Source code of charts

★ ★ ★

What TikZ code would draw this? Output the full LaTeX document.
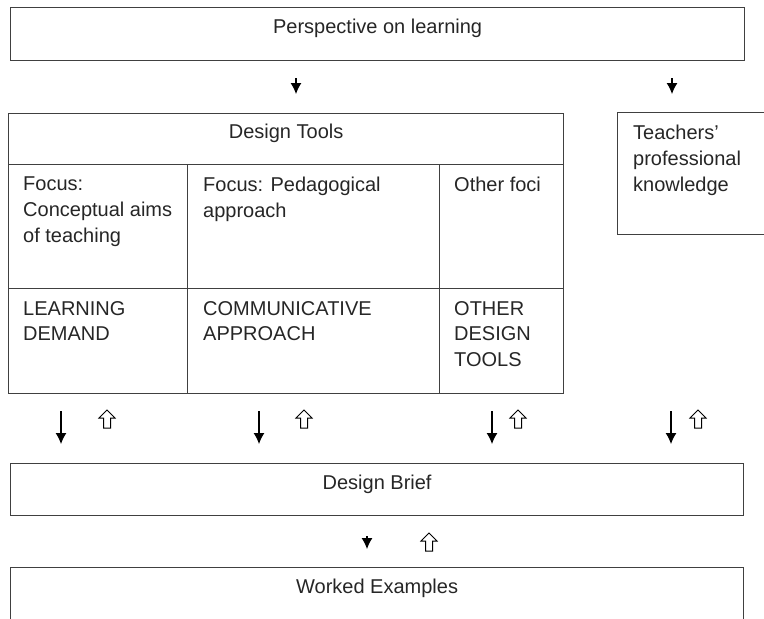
\documentclass[tikz,border=0pt]{standalone}
\usepackage{fontspec}
\setmainfont{Liberation Sans}
\usetikzlibrary{arrows.meta}

\begin{document}
\begin{tikzpicture}[x=1pt, y=-1pt, >={Latex[length=11pt,width=11pt]},
    box/.style={draw=black!75, line width=1.2pt, inner sep=0pt, anchor=north west},
    txt/.style={anchor=north west, inner sep=0pt, align=left, text=black!85,
        font=\fontsize{20}{25.7}\selectfont},
    ctxt/.style={txt, anchor=base},
    down/.style={->, line width=1.1pt, black},
    uparrow/.pic={\draw[line width=1pt, fill=white] (-3.5,0) -- (-3.5,-10) -- (-8,-10)
        -- (0,-18) -- (8,-10) -- (3.5,-10) -- (3.5,0) -- cycle;}]
    \useasboundingbox (0,0) rectangle (764,619);
    \clip (0,0) rectangle (764,619);

    % boxes
    \node[box, minimum width=734pt, minimum height=53pt] (persp) at (10,7) {};
    \node[box, minimum width=555pt, minimum height=51pt] (head) at (8,113) {};
    \node[box, minimum width=179pt, minimum height=124pt] (aims) at (8,164) {};
    \node[box, minimum width=252pt, minimum height=124pt] (pedag) at (187,164) {};
    \node[box, minimum width=124pt, minimum height=124pt] (foci) at (439,164) {};
    \node[box, minimum width=179pt, minimum height=105pt] (demand) at (8,288) {};
    \node[box, minimum width=252pt, minimum height=105pt] (commun) at (187,288) {};
    \node[box, minimum width=124pt, minimum height=105pt] (other) at (439,288) {};
    \node[box, minimum width=170pt, minimum height=122pt] (teach) at (617,112) {};
    \node[box, minimum width=733pt, minimum height=52pt] (brief) at (10,463) {};
    \node[box, minimum width=733pt, minimum height=60pt] (worked) at (10,567) {};

    % texts
    \node[ctxt] (persp text) at ([yshift=-26pt]persp.north) {Perspective on learning};
    \node[ctxt] (head text) at ([yshift=-25pt]head.north) {Design Tools};
    \node[txt] (aims text) at ([shift={(15pt,-13pt)}]aims.north west) {Focus:\\Conceptual aims\\of teaching};
    \node[txt] (pedag text) at ([shift={(16pt,-13pt)}]pedag.north west) {Focus: Pedagogical\\approach};
    \node[txt] (foci text) at ([shift={(15pt,-13pt)}]foci.north west) {Other foci};
    \node[txt] (demand text) at ([shift={(15pt,-13pt)}]demand.north west) {LEARNING\\DEMAND};
    \node[txt] (commun text) at ([shift={(16pt,-13pt)}]commun.north west) {COMMUNICATIVE\\APPROACH};
    \node[txt] (other text) at ([shift={(15pt,-13pt)}]other.north west) {OTHER\\DESIGN\\TOOLS};
    \node[txt] (teach text) at ([shift={(16pt,-13pt)}]teach.north west) {Teachers'\\professional\\knowledge};
    \node[ctxt] (brief text) at ([yshift=-26pt]brief.north) {Design Brief};
    \node[ctxt] (worked text) at ([yshift=-26pt]worked.north) {Worked Examples};

    % arrow columns
    \coordinate (c1) at (296,0);
    \coordinate (c2) at (672,0);
    \coordinate (d1) at (61,0);
    \coordinate (d2) at (259,0);
    \coordinate (d3) at (492,0);
    \coordinate (d4) at (671,0);
    \coordinate (d5) at (367,0);

    \draw[down, shorten <=17pt, shorten >=19pt] (persp.south -| c1) -- (head.north -| c1);
    \draw[down, shorten <=17pt, shorten >=18pt] (persp.south -| c2) -- (teach.north -| c2);
    \draw[down, shorten <=17pt, shorten >=19pt] (demand.south -| d1) -- (brief.north -| d1);
    \draw[down, shorten <=17pt, shorten >=19pt] (commun.south -| d2) -- (brief.north -| d2);
    \draw[down, shorten <=17pt, shorten >=19pt] (other.south -| d3) -- (brief.north -| d3);
    \draw[down, shorten <=176pt, shorten >=19pt] (teach.south -| d4) -- (brief.north -| d4);
    \draw[down, shorten <=20pt, shorten >=18pt] (brief.south -| d5) -- (worked.north -| d5);

    \pic at (107,428) {uparrow};
    \pic at (304,428) {uparrow};
    \pic at (518,428) {uparrow};
    \pic at (698,428) {uparrow};
    \pic at (429,551) {uparrow};
\end{tikzpicture}
\end{document}
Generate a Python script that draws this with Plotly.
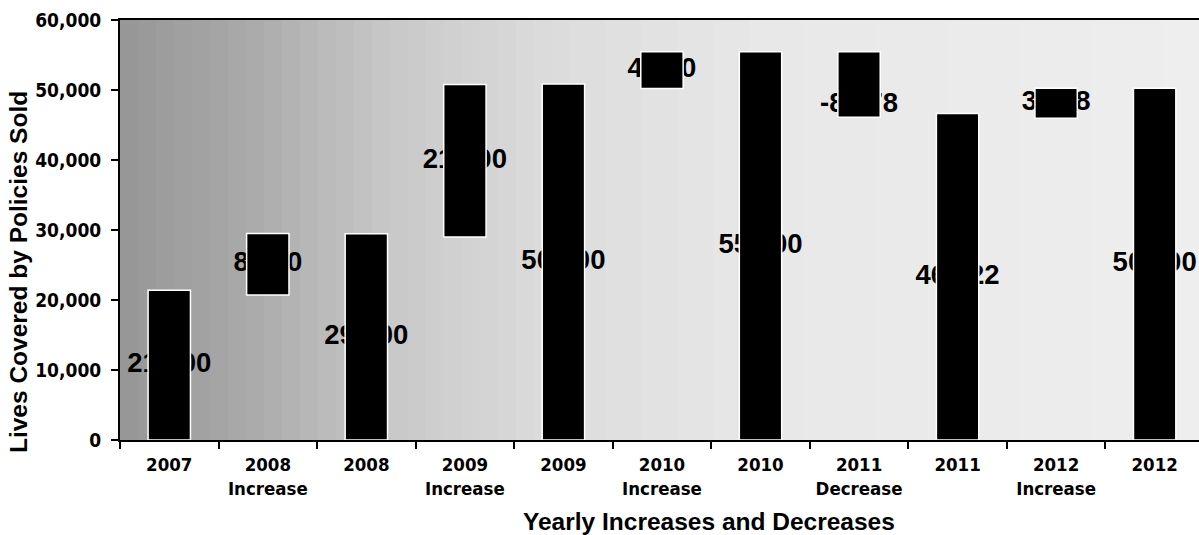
import plotly.graph_objects as go

# ---- data ----
categories = ["2007", "2008<br>Increase", "2008", "2009<br>Increase", "2009",
              "2010<br>Increase", "2010", "2011<br>Decrease", "2011",
              "2012<br>Increase", "2012"]
bar_base = [0, 20700, 0, 29000, 0, 50200, 0, 46100, 0, 45950, 0]
bar_top = [21400, 29500, 29450, 50800, 50850, 55450, 55450, 55450, 46650, 50250, 50250]
labels = ["21,400", "8,100", "29,500", "21,300", "50,800", "4,600",
          "55,400", "-8,978", "46,422", "3,578", "50,000"]
y_ticks = [0, 10000, 20000, 30000, 40000, 50000, 60000]

bar_height = [t - b for t, b in zip(bar_top, bar_base)]
label_y = [(t + b) / 2 for t, b in zip(bar_top, bar_base)]
label_y[7] = bar_base[7] + 1750  # decrease label sits low in its bar

COND = "DejaVu Sans Condensed, DejaVu Sans, sans-serif"
XTICK_FONT = dict(family=COND, size=18.5, color="black", weight="bold")
YTICK_FONT = dict(family=COND, size=19, color="black", weight="bold")
TITLE_FONT = dict(family="Liberation Sans, Arial, sans-serif",
                  size=24.5, color="black", weight="bold")

fig = go.Figure()

# value labels (drawn on the base subplot, so the bars cover them)
fig.add_trace(go.Scatter(
    x=categories, y=label_y, text=labels, mode="text",
    textposition="middle center",
    textfont=dict(family="Liberation Sans, Arial, sans-serif", size=27.5,
                  color="black", weight="bold"),
    hoverinfo="skip", showlegend=False, cliponaxis=False,
    xaxis="x", yaxis="y"))

# bars on an overlaying subplot, drawn above the labels
fig.add_trace(go.Bar(
    x=categories, y=bar_height, base=bar_base, width=0.43,
    marker=dict(color="black", line=dict(color="white", width=1.5)),
    showlegend=False, xaxis="x2", yaxis="y2"))

# speckled background approximated by a soft left-to-right gray gradient
stops = [(0.0, 150), (0.12, 170), (0.25, 200), (0.4, 220), (0.6, 232), (1.0, 238)]
n = 60
for i in range(n):
    f0, f1 = i / n, (i + 1) / n
    fm = (f0 + f1) / 2
    for (a, ga), (b, gb) in zip(stops[:-1], stops[1:]):
        if a <= fm <= b:
            g = int(round(ga + (gb - ga) * (fm - a) / (b - a)))
            break
    fig.add_shape(type="rect", xref="x domain", yref="y domain",
                  x0=f0, x1=f1 + 0.001, y0=0, y1=1, layer="below",
                  line=dict(width=0), fillcolor=f"rgb({g},{g},{g})")

xrange = [-0.5, 10.45]
fig.update_layout(
    width=1199, height=535,
    margin=dict(l=120, r=0, t=20, b=95),
    paper_bgcolor="white", plot_bgcolor="white",
    xaxis=dict(type="category", range=xrange, tickson="boundaries",
               ticks="outside", ticklen=7, tickwidth=1.5, tickcolor="black",
               ticklabelstandoff=7,
               showline=True, linecolor="black", linewidth=2, mirror=True,
               showgrid=False, tickfont=XTICK_FONT, fixedrange=True),
    yaxis=dict(range=[0, 60000], tickvals=y_ticks, tickformat=",",
               ticks="outside", ticklen=7, tickwidth=1.5, tickcolor="black",
               ticklabelstandoff=6,
               showline=True, linecolor="black", linewidth=2,
               showgrid=False, zeroline=False, tickfont=YTICK_FONT),
    xaxis2=dict(type="category", overlaying="x", matches="x", range=xrange,
                visible=False),
    yaxis2=dict(overlaying="y", matches="y", range=[0, 60000], visible=False),
    annotations=[
        dict(text="Yearly Increases and Decreases", xref="paper", yref="paper",
             x=0.546, y=-0.195, xanchor="center", yanchor="middle",
             showarrow=False, font=TITLE_FONT),
        dict(text="Lives Covered by Policies Sold", xref="paper", yref="paper",
             x=-0.0945, y=0.40, xanchor="center", yanchor="middle",
             textangle=-90, showarrow=False, font=TITLE_FONT),
    ],
)

fig.write_html("out.html")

★ ★ ★

What is being asked: Make an exact copy of the lines from the one containing "Generate a Python" to the one containing "y_ticks = [0, 10000, 20000, 30000, 40000, 50000, 60000]", keeping both and leaving out every picture.

Answer for this exercise:
Generate a Python script that draws this with Plotly.
import plotly.graph_objects as go

# ---- data ----
categories = ["2007", "2008<br>Increase", "2008", "2009<br>Increase", "2009",
              "2010<br>Increase", "2010", "2011<br>Decrease", "2011",
              "2012<br>Increase", "2012"]
bar_base = [0, 20700, 0, 29000, 0, 50200, 0, 46100, 0, 45950, 0]
bar_top = [21400, 29500, 29450, 50800, 50850, 55450, 55450, 55450, 46650, 50250, 50250]
labels = ["21,400", "8,100", "29,500", "21,300", "50,800", "4,600",
          "55,400", "-8,978", "46,422", "3,578", "50,000"]
y_ticks = [0, 10000, 20000, 30000, 40000, 50000, 60000]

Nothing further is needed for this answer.